Arrival At The "Island Of Romance"
The first owner to try to develop Avalon into a resort destination was George Shatto, a real estate speculator from Grand Rapids, Michigan, who purchased the Island for $200,000 at the height of the real estate boom in Southern California in 1887.
Shatto created the settlement that would become Avalon, and can be credited with building the town's first hotel, the original Hotel Metropole, and pier.
His sister-in-law Etta Whitney came up with the name Avalon, which was pulled as a reference from Lord Alfred Tennyson's poem "Idylls of the King," which was about the legend of King Arthur. Despite Shatto's efforts, in a few years he had to default on his loan and the island went back to the Lick estate.
We Arrived In Style And Caught A Cab To The Golf Course
OK Jon, Let's NOT Embarrass Ourselves
So Jon hits it about 200 yards right down the fairway to the chagrin of the threesome behind us!
A deer is a ruminant mammal belonging to the family Cervidae. A number of broadly similar animals from related families within the order Artiodactyla are often also called deer.

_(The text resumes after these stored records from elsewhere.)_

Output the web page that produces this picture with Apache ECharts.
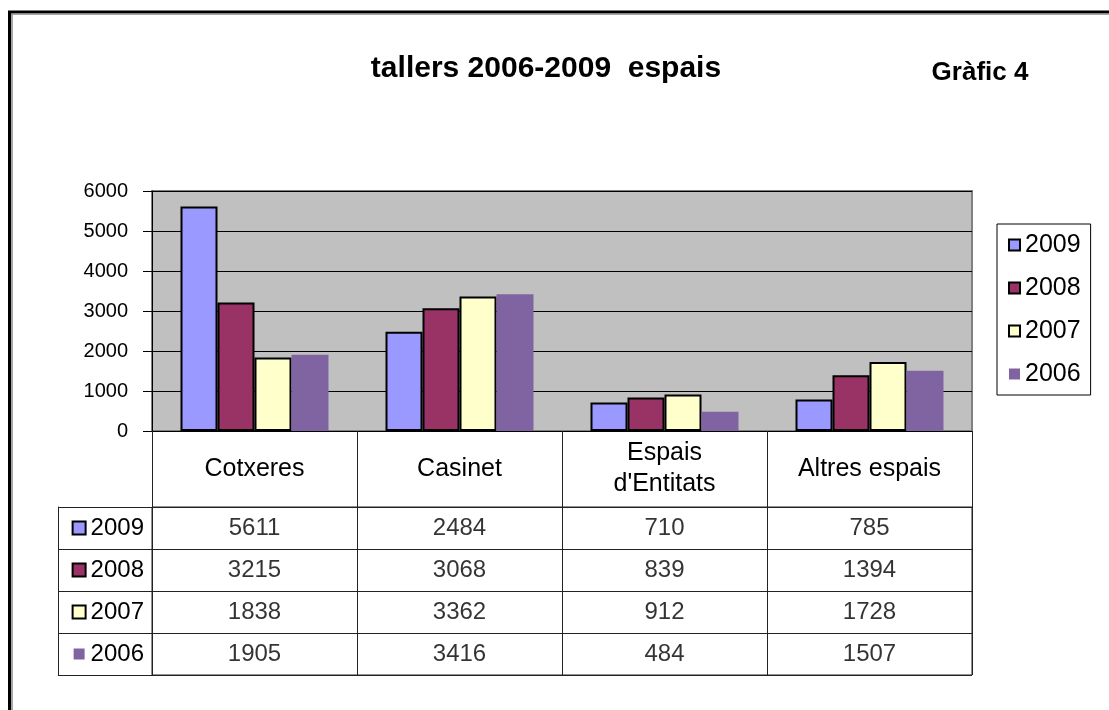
<!DOCTYPE html>
<html>
<head>
<meta charset="utf-8">
<script src="https://cdn.jsdelivr.net/npm/echarts@6/dist/echarts.min.js"></script>
<style>
html,body{margin:0;padding:0;background:#fff;}
#chart{width:1109px;height:710px;}
</style>
</head>
<body>
<div id="chart"></div>
<script>
const categories = ['Cotxeres', 'Casinet', "Espais\nd'Entitats", 'Altres espais'];
const years = ['2009', '2008', '2007', '2006'];
const values2009 = [5611, 2484, 710, 785];
const values2008 = [3215, 3068, 839, 1394];
const values2007 = [1838, 3362, 912, 1728];
const values2006 = [1905, 3416, 484, 1507];
const yTicks = { min: 0, max: 6000, interval: 1000 };
const titleText = 'tallers 2006-2009  espais';
const subTitleText = 'Gràfic 4';

const seriesValues = [values2009, values2008, values2007, values2006];
const colors = ['#9999FF', '#993366', '#FFFFCC', '#8064A2'];
const borders = [2, 2, 2, 0];
const FONT = "'Liberation Sans', Arial, sans-serif";
const LINE = '#222';

const chart = echarts.init(document.getElementById('chart'), null, { renderer: 'canvas' });

const barSeries = years.map((y, i) => ({
  name: y,
  type: 'bar',
  xAxisIndex: 0,
  yAxisIndex: 0,
  barWidth: 37,
  barGap: '0%',
  data: seriesValues[i],
  itemStyle: { color: colors[i], borderColor: '#000', borderWidth: borders[i] },
  emphasis: { disabled: true }
}));

const tableData = [];
years.forEach((y, i) => {
  categories.forEach((c, j) => {
    tableData.push([j, i, seriesValues[i][j]]);
  });
});

const rich = { t: { fontSize: 24, fontFamily: FONT, color: '#000', padding: [0, 0, 0, 6] } };
years.forEach((y, i) => {
  rich['s' + i] = {
    width: 11, height: 11, backgroundColor: colors[i],
    borderColor: '#000', borderWidth: borders[i]
  };
});

const option = {
  backgroundColor: '#fff',
  animation: false,
  textStyle: { fontFamily: FONT },
  title: [
    { text: titleText, left: 541, top: 64, textAlign: 'center', textVerticalAlign: 'middle',
      textStyle: { fontSize: 30, fontWeight: 'bold', color: '#000', fontFamily: FONT } },
    { text: subTitleText, left: 975, top: 68, textAlign: 'center', textVerticalAlign: 'middle',
      textStyle: { fontSize: 26, fontWeight: 'bold', color: '#000', fontFamily: FONT } }
  ],
  legend: {
    data: years.map(y => ({ name: y, icon: 'rect' })),
    orient: 'vertical',
    left: 997,
    top: 224,
    itemWidth: 11,
    itemHeight: 11,
    itemGap: 15,
    padding: [7, 10, 7, 11],
    borderColor: '#000',
    borderWidth: 1,
    backgroundColor: '#fff',
    textStyle: { fontSize: 25, color: '#000', fontFamily: FONT, lineHeight: 28 },
    selectedMode: false
  },
  grid: [
    { left: 152, top: 191, width: 820, height: 240, show: true,
      backgroundColor: '#C0C0C0', borderColor: '#808080', borderWidth: 2 },
    { left: 152, top: 507, width: 820, height: 168, show: true,
      backgroundColor: 'transparent', borderColor: LINE, borderWidth: 1 }
  ],
  xAxis: [
    { type: 'category', gridIndex: 0, data: categories,
      axisLine: { lineStyle: { color: '#000', width: 1 } },
      axisTick: { show: true, length: 76, interval: 0, lineStyle: { color: LINE } },
      axisLabel: { interval: 0, fontSize: 25, color: '#000', fontFamily: FONT,
        margin: 38, verticalAlign: 'middle', lineHeight: 31 } },
    { type: 'category', gridIndex: 1, data: categories,
      axisLine: { show: false }, axisTick: { show: false }, axisLabel: { show: false },
      splitLine: { show: true, interval: 0, lineStyle: { color: LINE } } }
  ],
  yAxis: [
    { type: 'value', gridIndex: 0, min: yTicks.min, max: yTicks.max, interval: yTicks.interval,
      axisLine: { show: true, lineStyle: { color: '#000' } },
      axisTick: { show: true, length: 9, lineStyle: { color: '#000' } },
      axisLabel: { fontSize: 20, color: '#000', fontFamily: FONT, margin: 24, formatter: v => String(v) },
      splitLine: { show: true, lineStyle: { color: '#000' } } },
    { type: 'category', gridIndex: 1, data: years, inverse: true,
      axisLine: { show: true, lineStyle: { color: LINE } },
      axisTick: { show: true, length: 94, interval: 0, lineStyle: { color: LINE } },
      axisLabel: { interval: 0, margin: 8, formatter: (v, i) => '{s' + i + '|}{t|' + v + '}', rich: rich },
      splitLine: { show: true, interval: 0, lineStyle: { color: LINE } } },
    { type: 'category', gridIndex: 1, data: years, inverse: true, position: 'left', offset: 94,
      axisLine: { show: true, lineStyle: { color: LINE } },
      axisTick: { show: false }, axisLabel: { show: false }, splitLine: { show: false } }
  ],
  series: barSeries.concat([{
    name: 'table',
    type: 'scatter',
    xAxisIndex: 1,
    yAxisIndex: 1,
    symbolSize: 1,
    itemStyle: { color: 'rgba(0,0,0,0)' },
    data: tableData,
    label: { show: true, position: 'inside', formatter: p => String(p.value[2]),
      fontSize: 24, color: '#000', fontFamily: FONT },
    emphasis: { disabled: true },
    silent: true
  }]),
  graphic: [
    { type: 'line', shape: { x1: 9.5, y1: 11, x2: 9.5, y2: 710 }, style: { stroke: '#000', lineWidth: 3 } },
    { type: 'line', shape: { x1: 12, y1: 13, x2: 12, y2: 710 }, style: { stroke: '#888', lineWidth: 1.5 } },
    { type: 'line', shape: { x1: 8, y1: 12, x2: 1109, y2: 12 }, style: { stroke: '#000', lineWidth: 3 } },
    { type: 'line', shape: { x1: 11, y1: 14, x2: 1109, y2: 14 }, style: { stroke: '#888', lineWidth: 1.5 } }
  ]
};
chart.setOption(option);
</script>
</body>
</html>
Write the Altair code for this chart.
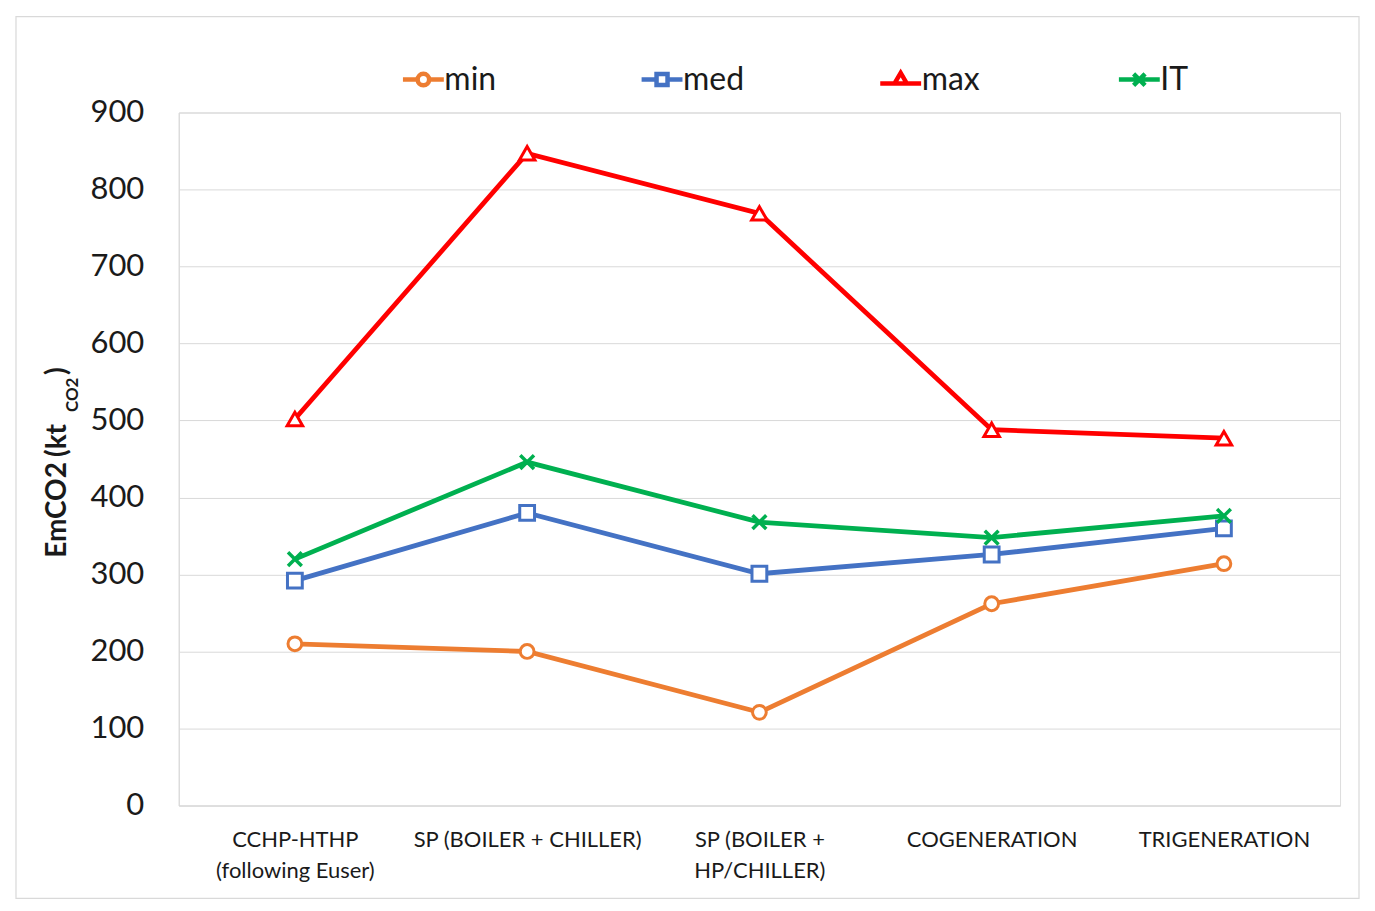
import altair as alt
import pandas as pd

categories = ["CCHP-HTHP|(following Euser)", "SP (BOILER + CHILLER)",
              "SP (BOILER +|HP/CHILLER)", "COGENERATION", "TRIGENERATION"]
series_names = ["min", "med", "max", "IT"]
min_vals = [210, 200, 121, 262, 314]
med_vals = [292, 380, 301, 326, 360]
max_vals = [502, 847, 769, 488, 477]
it_vals = [320, 446, 368, 348, 376]
y_ticks = [0, 100, 200, 300, 400, 500, 600, 700, 800, 900]
colors = ["#ED7D31", "#4472C4", "#FF0000", "#00B050"]

rows = []
for name, vals in zip(series_names, [min_vals, med_vals, max_vals, it_vals]):
    for c, v in zip(categories, vals):
        rows.append({"cat": c, "series": name, "value": v})
df = pd.DataFrame(rows)

W, H = 1163, 694
FONT = "Lato"
GRID = "#d9d9d9"
TXT = "#1a1a1a"

x_enc = alt.X("cat:N", sort=categories,
              scale=alt.Scale(type="point", domain=categories, padding=0.5),
              axis=alt.Axis(title=None, labelExpr="split(datum.label, '|')",
                            labelAngle=0, labelFontSize=22, labelLineHeight=31,
                            labelPadding=24, ticks=False, domainColor=GRID,
                            labelColor=TXT, grid=False, labelLimit=400,
                            labelFont=FONT, labelBaseline="top"))
y_enc = alt.Y("value:Q", scale=alt.Scale(domain=[0, 900], nice=False),
              axis=alt.Axis(title=None, values=y_ticks, labelFontSize=31,
                            labelPadding=35, ticks=False, domainColor=GRID,
                            gridColor=GRID, labelColor=TXT, labelFont=FONT))
color_scale = alt.Scale(domain=series_names, range=colors)

base = alt.Chart(df)

shapes = {"min": ("circle", 190), "med": ("square", 220),
          "max": ("triangle-up", 240), "IT": ("M-1,-1L1,1M-1,1L1,-1", 190)}

line_layers = []
point_layers = []
for s, col in zip(series_names, colors):
    sub = base.transform_filter(alt.datum.series == s)
    line_layers.append(sub.mark_line(strokeWidth=4.8, color=col).encode(x=x_enc, y=y_enc))
    shp, sz = shapes[s]
    if s == "IT":
        point_layers.append(sub.mark_point(shape=shp, size=sz, filled=False, stroke=col,
                                           strokeWidth=3.5, opacity=1).encode(x=x_enc, y=y_enc))
    else:
        point_layers.append(sub.mark_point(shape=shp, size=sz, filled=True, fill="white",
                                           stroke=col, strokeWidth=3, opacity=1).encode(x=x_enc, y=y_enc))

legend_paths = [
    "M-1.6,0H-0.45M0.45,0H1.6M-0.45,0A0.45,0.45,0,1,0,0.45,0A0.45,0.45,0,1,0,-0.45,0Z",
    "M-1.6,0H-0.43M0.43,0H1.6M-0.43,-0.43H0.43V0.43H-0.43Z",
    "M-1.6,0.3H1.6M-0.48,0.3L0,-0.52L0.48,0.3Z",
    "M-1.6,0H1.6M-0.45,-0.45L0.45,0.45M-0.45,0.45L0.45,-0.45",
]
leg = alt.Legend(orient="none", legendX=229, legendY=-49, direction="horizontal",
                 columns=4, gridAlign="all", columnPadding=126, title=None,
                 labelFont=FONT, labelFontSize=32, labelColor=TXT,
                 symbolSize=655, symbolStrokeWidth=4.5, symbolOpacity=1,
                 labelOffset=5, padding=0)
legend_layer = base.mark_point(opacity=0, filled=False).encode(
    x=x_enc, y=y_enc,
    color=alt.Color("series:N", scale=color_scale, legend=leg),
    shape=alt.Shape("series:N", scale=alt.Scale(domain=series_names, range=legend_paths),
                    legend=leg),
)

one = pd.DataFrame({"a": [0]})
frame = alt.Chart(one).mark_rect(fill="transparent", stroke=GRID, strokeWidth=1.2).encode(
    x=alt.value(-163), x2=alt.value(1182), y=alt.value(-96), y2=alt.value(787))


def vtext(txt, y, x=-120.5, size=28):
    return alt.Chart(one).mark_text(angle=270, align="left", baseline="middle", font=FONT,
                                    fontWeight="bold", fontSize=size, color=TXT).encode(
        x=alt.value(x), y=alt.value(y), text=alt.value(txt))


t1 = vtext("EmCO2", 446)
t1b = vtext("(kt", 345)
t2 = vtext("CO2", 300, x=-106, size=17)
t3 = vtext(")", 263)

chart = alt.layer(frame, *line_layers, *point_layers, legend_layer, t1, t1b, t2, t3).properties(
    width=W, height=H, padding=7, background="white"
).configure_view(stroke=None).configure(font=FONT)

chart.save("out.html", embed_options={"renderer": "svg", "actions": False})
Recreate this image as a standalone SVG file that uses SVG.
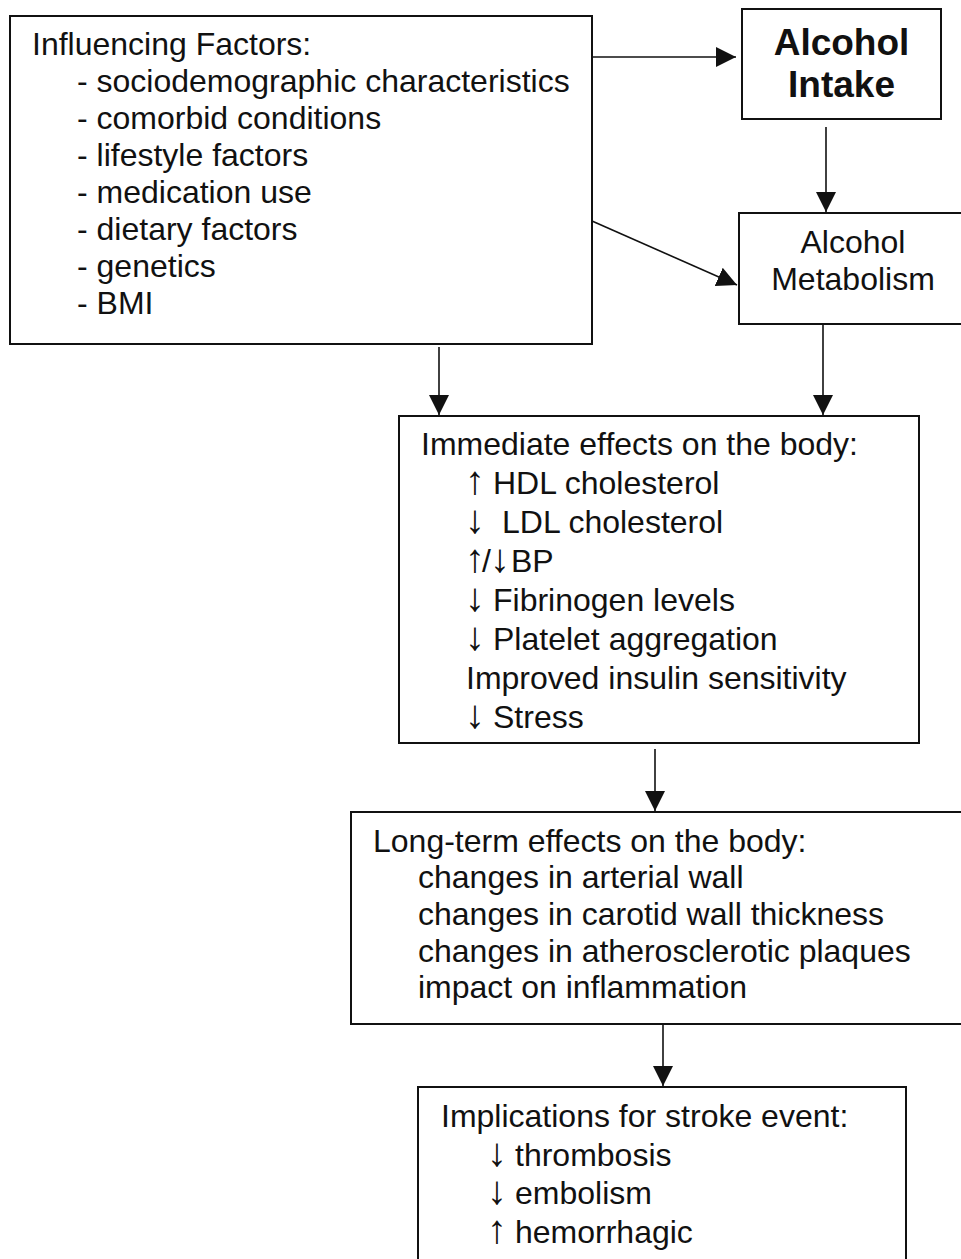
<svg xmlns="http://www.w3.org/2000/svg" width="961" height="1259" viewBox="0 0 961 1259">
  <style>
    .box { fill: #ffffff; stroke: #111111; stroke-width: 2; }
    .txt { font-family: "Liberation Sans", Arial, "DejaVu Sans", sans-serif; font-size: 32px; fill: #111111; }
    .bold { font-weight: bold; font-size: 37px; }
    .arw { font-size: 40px; }
    .edge { stroke: #111111; stroke-width: 1.6; fill: none; marker-end: url(#head); }
  </style>
  <defs>
    <marker id="head" markerUnits="userSpaceOnUse" markerWidth="20" markerHeight="20" refX="20" refY="10" orient="auto">
      <path d="M0,0 L20,10 L0,20 Z" fill="#111111"/>
    </marker>
  </defs>
  <rect width="961" height="1259" fill="#ffffff"/>

  <!-- connectors -->
  <g id="connectors">
    <line class="edge" x1="592" y1="57" x2="736" y2="57"/>
    <line class="edge" x1="826" y1="127" x2="826" y2="212"/>
    <line class="edge" x1="592" y1="221" x2="737" y2="285"/>
    <line class="edge" x1="439" y1="347" x2="439" y2="415"/>
    <line class="edge" x1="823" y1="324" x2="823" y2="415"/>
    <line class="edge" x1="655" y1="749" x2="655" y2="811"/>
    <line class="edge" x1="663" y1="1024" x2="663" y2="1086"/>
  </g>

  <!-- influencing factors -->
  <g id="factors">
    <rect class="box" x="10" y="16" width="582" height="328"/>
    <text class="txt" x="32" y="55">Influencing Factors:</text>
    <text class="txt" x="77" y="92">- sociodemographic characteristics</text>
    <text class="txt" x="77" y="129">- comorbid conditions</text>
    <text class="txt" x="77" y="166">- lifestyle factors</text>
    <text class="txt" x="77" y="203">- medication use</text>
    <text class="txt" x="77" y="240">- dietary factors</text>
    <text class="txt" x="77" y="277">- genetics</text>
    <text class="txt" x="77" y="314">- BMI</text>
  </g>

  <!-- alcohol intake -->
  <g id="intake">
    <rect class="box" x="742" y="9" width="199" height="110"/>
    <text class="txt bold" x="841.5" y="55" text-anchor="middle">Alcohol</text>
    <text class="txt bold" x="841.5" y="97" text-anchor="middle">Intake</text>
  </g>

  <!-- alcohol metabolism -->
  <g id="metabolism">
    <rect class="box" x="739" y="213" width="230" height="111"/>
    <text class="txt" x="853" y="253" text-anchor="middle">Alcohol</text>
    <text class="txt" x="853" y="290" text-anchor="middle">Metabolism</text>
  </g>

  <!-- immediate effects -->
  <g id="immediate">
    <rect class="box" x="399" y="416" width="520" height="327"/>
    <text class="txt" x="421" y="455">Immediate effects on the body:</text>
    <text class="txt" y="494"><tspan class="arw" x="465">↑</tspan><tspan x="493">HDL cholesterol</tspan></text>
    <text class="txt" y="533"><tspan class="arw" x="465">↓</tspan><tspan x="502">LDL cholesterol</tspan></text>
    <text class="txt" y="572"><tspan class="arw" x="465">↑</tspan><tspan x="482">/</tspan><tspan class="arw" x="490">↓</tspan><tspan x="511">BP</tspan></text>
    <text class="txt" y="611"><tspan class="arw" x="465">↓</tspan><tspan x="493">Fibrinogen levels</tspan></text>
    <text class="txt" y="650"><tspan class="arw" x="465">↓</tspan><tspan x="493">Platelet aggregation</tspan></text>
    <text class="txt" x="466" y="689">Improved insulin sensitivity</text>
    <text class="txt" y="728"><tspan class="arw" x="465">↓</tspan><tspan x="493">Stress</tspan></text>
  </g>

  <!-- long-term effects -->
  <g id="longterm">
    <rect class="box" x="351" y="812" width="620" height="212"/>
    <text class="txt" x="373" y="852">Long-term effects on the body:</text>
    <text class="txt" x="418" y="888">changes in arterial wall</text>
    <text class="txt" x="418" y="925">changes in carotid wall thickness</text>
    <text class="txt" x="418" y="962">changes in atherosclerotic plaques</text>
    <text class="txt" x="418" y="998">impact on inflammation</text>
  </g>

  <!-- stroke implications -->
  <g id="implications">
    <rect class="box" x="418" y="1087" width="488" height="200"/>
    <text class="txt" x="441" y="1127">Implications for stroke event:</text>
    <text class="txt" y="1166"><tspan class="arw" x="487">↓</tspan><tspan x="515">thrombosis</tspan></text>
    <text class="txt" y="1204"><tspan class="arw" x="487">↓</tspan><tspan x="515">embolism</tspan></text>
    <text class="txt" y="1243"><tspan class="arw" x="487">↑</tspan><tspan x="515">hemorrhagic</tspan></text>
  </g>
</svg>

“I ask people why they have deer heads on their walls. They always say because it's such a beautiful animal. There you go. I think my mother is attractive, but I have photographs of her.” - Unknown
Did You Know? - Rattlesnakes are a group of venomous snakes, genera Crotalus and Sistrurus. They belong to the class of venomous snakes known commonly as pit vipers. Most rattlesnakes mate in the spring, and all species give live birth , rather than laying eggs. Mothers abandon their young within hours after birth.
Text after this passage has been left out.